Проблема, однако, в том, что бесконечно подпитывать своё сознание «вымышленными» чувствами невозможно. Последствия чего мы и наблюдаем воочию в последующем за разделом «О негативе» разделе «О поэзии». Метания поэтической души ищут выхода как в поиске смысла собственного творчества («Я поэтесса или графоманка?»), так и в обретении его индивидуальной формы («Всё из рук почему-то валится»). Заключительные стихотворения раздела демонстрируют высокую степень растерянности и исчерпания творческих сил («Нечего сказать», «Пустота»), но это вовсе не безнадёжность отчаяния. На деле поэтесса (как и её лирическая героиня) успокаивается, по её собственному выражению – «остепеняется» в искусстве, и оно становится единственным возможным для неё органическим образом жизни. При этом само искусство и на данном этапе не умирает, а трансформируется в оригинальный художественный жанр, обозначенный автором в другом своём сборнике как рифмовка. Иначе говоря, на определённом этапе своей творческой и жизненной эволюции сочинительница исчерпывает не только любовно-подростковые страдания, хорошо подпитывающие традиционные формы творчества в его ранний период, но и негативные эмоции, проистекающие из пессимистического отчаяния среднего возраста, когда человек понимает, что кардинально изменить свою жизнь, по-видимому, уже не удастся.
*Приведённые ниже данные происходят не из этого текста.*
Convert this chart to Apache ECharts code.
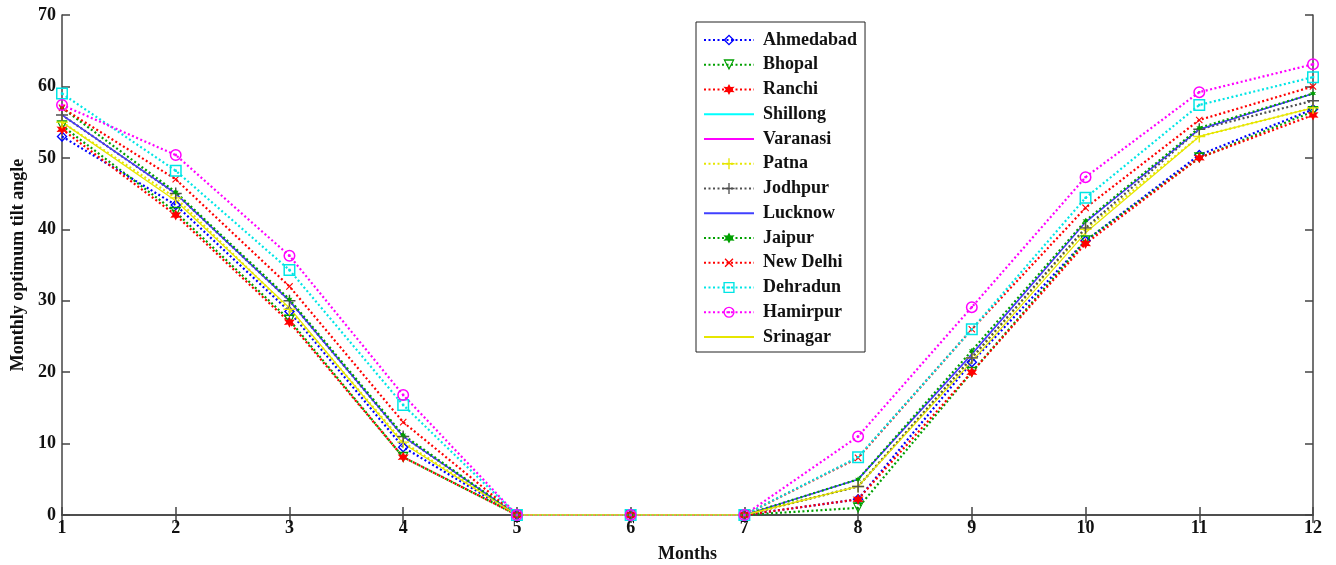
<!DOCTYPE html>
<html>
<head>
<meta charset="utf-8">
<script src="https://cdn.jsdelivr.net/npm/echarts@6/dist/echarts.min.js"></script>
<style>
  html, body { margin: 0; padding: 0; background: #fff; }
  #chart { width: 1336px; height: 565px; }
</style>
</head>
<body>
<div id="chart"></div>
<script>
// months on the x axis
const months = [1, 2, 3, 4, 5, 6, 7, 8, 9, 10, 11, 12];

// monthly optimum tilt angle per city
const ahmedabad = [53, 43.4, 28.5, 9.5, 0, 0, 0, 2.2, 21.4, 38.4, 50.4, 56.8];
const bhopal    = [54.5, 42.4, 27.3, 8.1, 0, 0, 0, 1, 20, 38.4, 50, 56.5];
const ranchi    = [54, 42, 27, 8.1, 0, 0, 0, 2.2, 20, 38, 50, 56];
const shillong  = [56, 45, 30, 11, 0, 0, 0, 5, 22.5, 41, 54, 59];
const varanasi  = [56, 45, 30, 11, 0, 0, 0, 5, 22.5, 41, 54, 59];
const patna     = [55, 44.4, 28.8, 10.2, 0, 0, 0, 4, 22, 40, 53, 57];
const jodhpur   = [56, 45, 30, 11, 0, 0, 0, 4, 22, 40.2, 54, 58];
const lucknow   = [56, 45, 30, 11, 0, 0, 0, 5, 22.5, 41, 54, 59];
const jaipur    = [57, 45.2, 30.2, 11.2, 0, 0, 0, 5, 23, 41.2, 54.2, 59];
const newDelhi  = [57, 47, 32, 13, 0, 0, 0, 8, 26, 43, 55.3, 60];
const dehradun  = [59, 48.2, 34.3, 15.4, 0, 0, 0, 8.1, 26, 44.4, 57.4, 61.3];
const hamirpur  = [57.4, 50.4, 36.3, 16.8, 0, 0, 0, 11, 29.1, 47.3, 59.2, 63.1];
const srinagar  = [55, 44, 29, 10, 0, 0, 0, 4, 21.5, 39.5, 53, 57];

const yTicks = { min: 0, max: 70, step: 10 };

// marker shapes (MATLAB-like, hollow where needed)
const DIAMOND = 'path://M0,-10L10,0L0,10L-10,0ZM0,-6.5L-6.5,0L0,6.5L6.5,0Z';
const TRI_DOWN = 'path://M-10,-8L10,-8L0,10ZM-6.5,-5.5L0,5.5L6.5,-5.5Z';
const HEXAGRAM = 'path://M0,-10L2.5,-4.33L8.66,-5L5,0L8.66,5L2.5,4.33L0,10L-2.5,4.33L-8.66,5L-5,0L-8.66,-5L-2.5,-4.33Z';
const PLUS = 'path://M-1.2,-10H1.2V-1.2H10V1.2H1.2V10H-1.2V1.2H-10V-1.2H-1.2Z';
const SQUARE = 'path://M-10,-10H10V10H-10ZM-7.5,-7.5V7.5H7.5V-7.5ZM-2,-2H2V2H-2Z';
const CIRCLE = 'path://M-10,0A10,10 0 1,1 10,0A10,10 0 1,1 -10,0ZM-7.5,0A7.5,7.5 0 1,0 7.5,0A7.5,7.5 0 1,0 -7.5,0ZM-2,-2H2V2H-2Z';

const font = 'Liberation Serif';

function line(name, values, color, dotted, symbol, size, rotate) {
    return {
        name: name,
        type: 'line',
        data: months.map((m, i) => [m, values[i]]),
        color: color,
        symbol: symbol || 'none',
        symbolSize: size || 10,
        symbolRotate: rotate || 0,
        showSymbol: !!symbol,
        lineStyle: { color: color, width: dotted ? 2.2 : 1.3, type: dotted ? [2, 2.5] : 'solid' },
        itemStyle: { color: color },
        emphasis: { disabled: true },
        animation: false
    };
}

const series = [
    line('Ahmedabad', ahmedabad, '#0000ff', true, DIAMOND, 11),
    line('Bhopal', bhopal, '#00a000', true, TRI_DOWN, 11),
    line('Ranchi', ranchi, '#ff0000', true, HEXAGRAM, 11),
    line('Shillong', shillong, '#00ffff', false),
    line('Varanasi', varanasi, '#ff00ff', false),
    line('Patna', patna, '#e6e600', true, PLUS, 12),
    line('Jodhpur', jodhpur, '#505050', true, PLUS, 12),
    line('Lucknow', lucknow, '#4040ff', false),
    line('Jaipur', jaipur, '#00a000', true, HEXAGRAM, 6),
    line('New Delhi', newDelhi, '#ff0000', true, PLUS, 9, 45),
    line('Dehradun', dehradun, '#00e5e5', true, SQUARE, 12),
    line('Hamirpur', hamirpur, '#ff00ff', true, CIRCLE, 12),
    line('Srinagar', srinagar, '#e6e600', false)
];

// legend entries: solid-line series show only their line
const legendData = series.map(s => s.showSymbol
    ? { name: s.name }
    : { name: s.name, itemStyle: { opacity: 0 } });

const axisLine = { show: true, lineStyle: { color: '#444', width: 1.5 } };
const axisTick = { show: true, inside: true, length: 8, lineStyle: { color: '#444', width: 1.5 } };
const labelStyle = { color: '#111', fontFamily: font, fontWeight: 'bold', fontSize: 18 };

const chart = echarts.init(document.getElementById('chart'));
chart.setOption({
    backgroundColor: '#fff',
    animation: false,
    grid: { left: 62, right: 23, top: 15, bottom: 50, outerBoundsMode: 'none', containLabel: false },
    legend: {
        orient: 'vertical',
        left: 696,
        top: 22,
        itemWidth: 50,
        itemHeight: 14,
        itemGap: 6.75,
        padding: [9, 8, 6, 7],
        backgroundColor: '#fff',
        borderColor: '#222',
        borderWidth: 1,
        textStyle: { fontFamily: font, fontWeight: 'bold', fontSize: 18, color: '#111', padding: [0, 0, 0, 4] },
        data: legendData
    },
    xAxis: [
        {
            type: 'value', min: 1, max: 12, interval: 1,
            name: 'Months', nameLocation: 'middle', nameGap: 30,
            nameTextStyle: labelStyle,
            axisLine: axisLine, axisTick: axisTick,
            axisLabel: Object.assign({ margin: 4 }, labelStyle),
            splitLine: { show: false }
        },
        {
            type: 'value', min: 1, max: 12, interval: 1, position: 'top',
            axisLine: axisLine, axisTick: axisTick,
            axisLabel: { show: false }, splitLine: { show: false }
        }
    ],
    yAxis: [
        {
            type: 'value', min: yTicks.min, max: yTicks.max, interval: yTicks.step,
            name: 'Monthly optimum tilt angle', nameLocation: 'middle', nameGap: 35,
            nameTextStyle: labelStyle,
            axisLine: axisLine, axisTick: axisTick,
            axisLabel: Object.assign({ margin: 6 }, labelStyle),
            splitLine: { show: false }
        },
        {
            type: 'value', min: yTicks.min, max: yTicks.max, interval: yTicks.step, position: 'right',
            axisLine: axisLine, axisTick: axisTick,
            axisLabel: { show: false }, splitLine: { show: false }
        }
    ],
    series: series
});
window.addEventListener('resize', () => chart.resize());
</script>
</body>
</html>
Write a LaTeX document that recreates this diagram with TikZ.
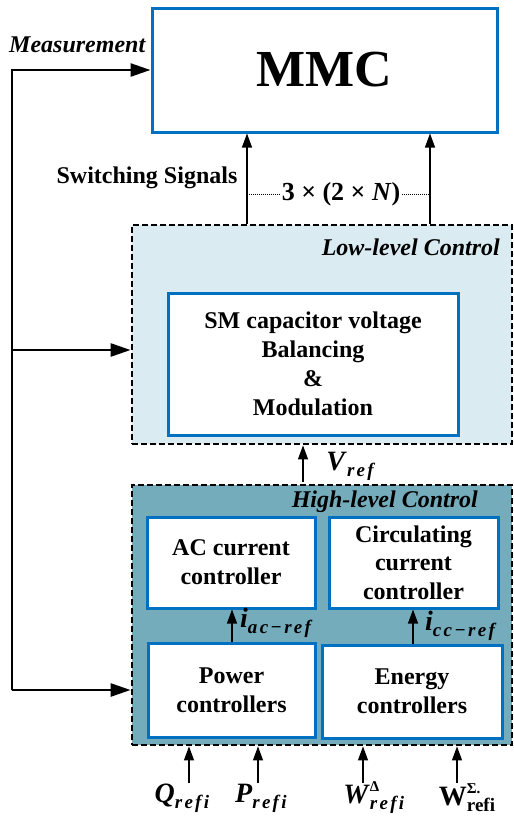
\documentclass[tikz,border=0pt]{standalone}
\usepackage{fontspec}
\setmainfont{Liberation Serif}
\usetikzlibrary{arrows.meta}
\definecolor{mblue}{RGB}{0,112,192}
\definecolor{lowfill}{RGB}{218,236,242}
\definecolor{highfill}{RGB}{116,172,188}
\newcommand{\bi}[1]{\textbf{\textit{#1}}}
\newcommand{\sbs}[1]{\raisebox{-6pt}{\fontsize{19}{19}\selectfont\addfontfeature{LetterSpace=12}\bi{#1}}}
\newcommand{\sbu}[1]{\raisebox{-6pt}{\fontsize{19}{19}\selectfont\textbf{#1}}}
\begin{document}
\begin{tikzpicture}[x=1pt,y=-1pt,
  blk/.style={draw=mblue,line width=3pt,fill=white,inner sep=0pt,align=center,
    font=\fontsize{24}{29}\selectfont\bfseries},
  grp/.style={draw=black,line width=2.8pt,dash pattern=on 6pt off 3pt,inner sep=0pt},
  meas/.style={line width=2.6pt,-{Triangle[length=20pt,width=13pt]}},
  sig/.style={line width=1.2pt,-{Triangle[length=14pt,width=10pt]}},
  lbl/.style={inner sep=0pt,font=\fontsize{24}{24}\selectfont\bfseries},
  ilbl/.style={inner sep=0pt,font=\fontsize{24}{24}\selectfont\bfseries\itshape},
  mlbl/.style={inner sep=0pt,font=\fontsize{28}{28}\selectfont\bfseries}]
\useasboundingbox (0,0) rectangle (514,817);
% groups
\node[grp,fill=lowfill,minimum width=380pt,minimum height=219pt] (low) at (322,334.5) {};
\node[grp,fill=highfill,minimum width=380pt,minimum height=260pt] (high) at (322,615) {};
% blocks
\node[blk,minimum width=345pt,minimum height=124pt,font=\fontsize{52}{52}\selectfont\bfseries] (mmc) at (324.5,70) {MMC};
\node[blk,minimum width=290pt,minimum height=142pt] (sm) at (313,364) {SM capacitor voltage\\Balancing\\\&\\Modulation};
\node[blk,minimum width=168pt,minimum height=91pt] (ac) at (231,562.5) {AC current\\controller};
\node[blk,minimum width=169pt,minimum height=91pt,font=\fontsize{24}{28.5}\selectfont\bfseries] (cc) at (413.5,562.5) {Circulating\\current\\controller};
\node[blk,minimum width=167pt,minimum height=94pt] (pw) at (231.5,690) {Power\\controllers};
\node[blk,minimum width=180pt,minimum height=93pt] (en) at (412,691.5) {Energy\\controllers};
% group labels
\node[ilbl,anchor=east] (lowl) at (500,247) {Low-level Control};
\node[ilbl,anchor=east] (highl) at (478,502) {High-level Control};
% measurement
\node[ilbl,anchor=west] (meast) at (9,45) {Measurement};
\coordinate (c0) at (12,690);
\coordinate (c1) at (12,70);
\coordinate (c2) at (12,350);
\draw[meas] (c0) -- (c1) -- (mmc.west);
\draw[meas] (c2) -- (low.west |- c2);
\draw[meas] (c0) -- (low.west |- c0);
% switching signals
\coordinate (s1) at (247,224);
\coordinate (s2) at (430,224);
\draw[sig] (s1) -- (s1 |- mmc.south);
\draw[sig] (s2) -- (s2 |- mmc.south);
\node[lbl] (sw) at (147,178) {Switching Signals};
\node[mlbl,fill=lowfill!0,fill opacity=0,text opacity=1,font=\fontsize{26}{26}\selectfont\bfseries] (nn) at (341,194) {3 × (2 × \textit{N})};
\draw[densely dotted,line width=1pt] (s1 |- nn) -- ([xshift=-2pt]nn.west);
\draw[densely dotted,line width=1pt] ([xshift=2pt]nn.east) -- (s2 |- nn);
% Vref
\coordinate (v1) at (303,482);
\draw[sig] (v1) -- (v1 |- low.south);
\node[mlbl] (vref) at (352,466) {\bi{V}\sbs{ref}};
% internal
\coordinate (a1) at (232,642);
\draw[sig] (a1) -- (a1 |- ac.south);
\node[mlbl,anchor=west] (iac) at (240,623) {\bi{i}\sbs{ac\symbol{"2212}ref}};
\coordinate (a2) at (413,644);
\draw[sig] (a2) -- (a2 |- cc.south);
\node[mlbl,anchor=west] (icc) at (425,626) {\bi{i}\sbs{cc\symbol{"2212}ref}};
% inputs
\coordinate (q) at (189,783);
\coordinate (p) at (258,783);
\coordinate (wd) at (363,783);
\coordinate (ws) at (457,783);
\draw[sig] (q) -- (q |- high.south);
\draw[sig] (p) -- (p |- high.south);
\draw[sig] (wd) -- (wd |- high.south);
\draw[sig] (ws) -- (ws |- high.south);
\node[mlbl] (ql) at (183,798) {\bi{Q}\sbs{refi}};
\node[mlbl] (pl) at (262,798) {\bi{P}\sbs{refi}};
\node[mlbl] (wdl) at (375,798) {\bi{W}\rlap{\raisebox{12pt}{\fontsize{15}{15}\selectfont\textbf{Δ}}}\sbs{refi}};
\node[mlbl] (wsl) at (467,798) {\textbf{W}\rlap{\raisebox{12pt}{\fontsize{15}{15}\selectfont\textbf{Σ.}}}\sbu{refi}};
\end{tikzpicture}
\end{document}
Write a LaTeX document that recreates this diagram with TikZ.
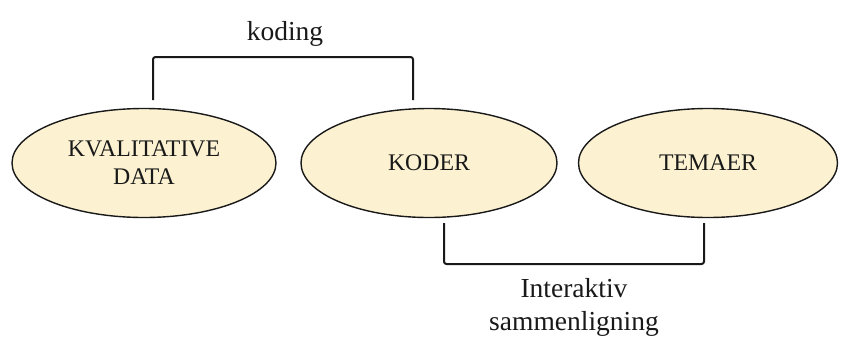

С течением времени, прогрессируя и познавая саму себя уже в новой форме художественно-философского творчества, Лариса Баграмова, с одной стороны, преодолевает период сомнений в своём литературном таланте. Это отчётливо слышится в строках стихотворения «Другая я» из раздела «Обо мне» («Я совсем не идеальна, Но без шуток – авангард»). С другой стороны, у неё возникают серьёзные сомнения в целесообразности художественной деятельности, понимаемой как средство достижения успеха у «почтеннейшей публики» («Зачем ты читаешь сейчас эти строчки?»). Поэтесса внезапно для самой себя осознаёт, что её творчество изначально служит не для «массового читателя», не для получения известности и широкого признания у современников, но для весьма узкого круга единомышленников и – для вечности. Что же касается несколько уничижительного сравнения себя с общепризнанными корифеями российской поэзии, такими как Марина Цветаева и Иосиф Бродский в стихотворении с красноречивым названием «Не дотянуться», то здесь у автора, скорее, присутствует определённая доля кокетства.